Every so I often I find the synopsis of a nonfiction book intriguing. I admit that I don’t read that many of them and most of them are historical in nature but sometimes one just appeals and such was the case with Feeding the People by Rebecca Earle.
About Feeding the People:
Potatoes are the world’s fourth most important food crop, yet they were unknown to most of humanity before 1500. Feeding the People traces the global journey of this popular foodstuff from the Andes to everywhere. The potato’s global history reveals the ways in which our ideas about eating are entangled with the emergence of capitalism and its celebration of the free market. It also reminds us that ordinary people make history in ways that continue to shape our lives. Feeding the People tells the story of how eating became part of statecraft, and provides a new account of the global spread of one of the world’s most successful foods.
About the Author:
Rebecca Earle is Professor of History at the University of Warwick
Did you ever stop to consider the potato? I mean, almost everyone loves potatoes. Of course I am married to a man that could care less about them where I could eat them day and night – in fact potatoes are my go/to comfort food. But truthfully, I never really gave them much thought beyond all the different ways I can cook them. But there is more to the potato than how much you enjoy eating them.
From their origin in Peru. the potato traveled to Europe with the Spanish and from there they made their way to Ireland. From there it took a while for the spud to spread throughout the rest of Europe. What surprised me is that the country that consumes the most potatoes is … CHINA. That I did not expect. Idaho is the largest producer of potatoes in the US but they weren’t cultivated there until 1836. China is the largest producer worldwide. Now you have some potato trivia for coctail parties.

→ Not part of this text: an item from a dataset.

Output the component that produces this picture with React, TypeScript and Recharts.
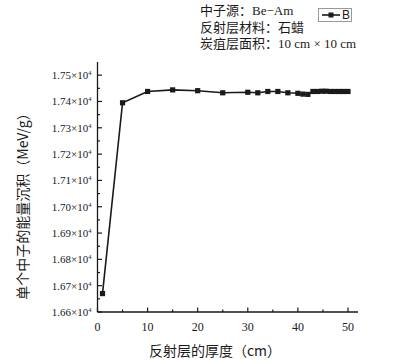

But the power of the potato is nothing to shake a French fry at; like any food commodity there is money to be made a many points from planting to selling and that money drives the politics of the potato. It was interesting to read more about what goes on between the planting of the potato and its appearance at the store or in the farmer’s market.
Of course the potato has had it’s place in history from a staple food to bad years that led to the potato famine in Ireland. It’s a food that is eaten in just about every counry of the world but it’s also a food touted as inexpensive and useful for feeding large quantities of people for small quantities of money but that is not always the case and prices can fluctuate.
I found the book to be an interesting study in how a food stuff can be manipulated to suit purposes for financial or political gain.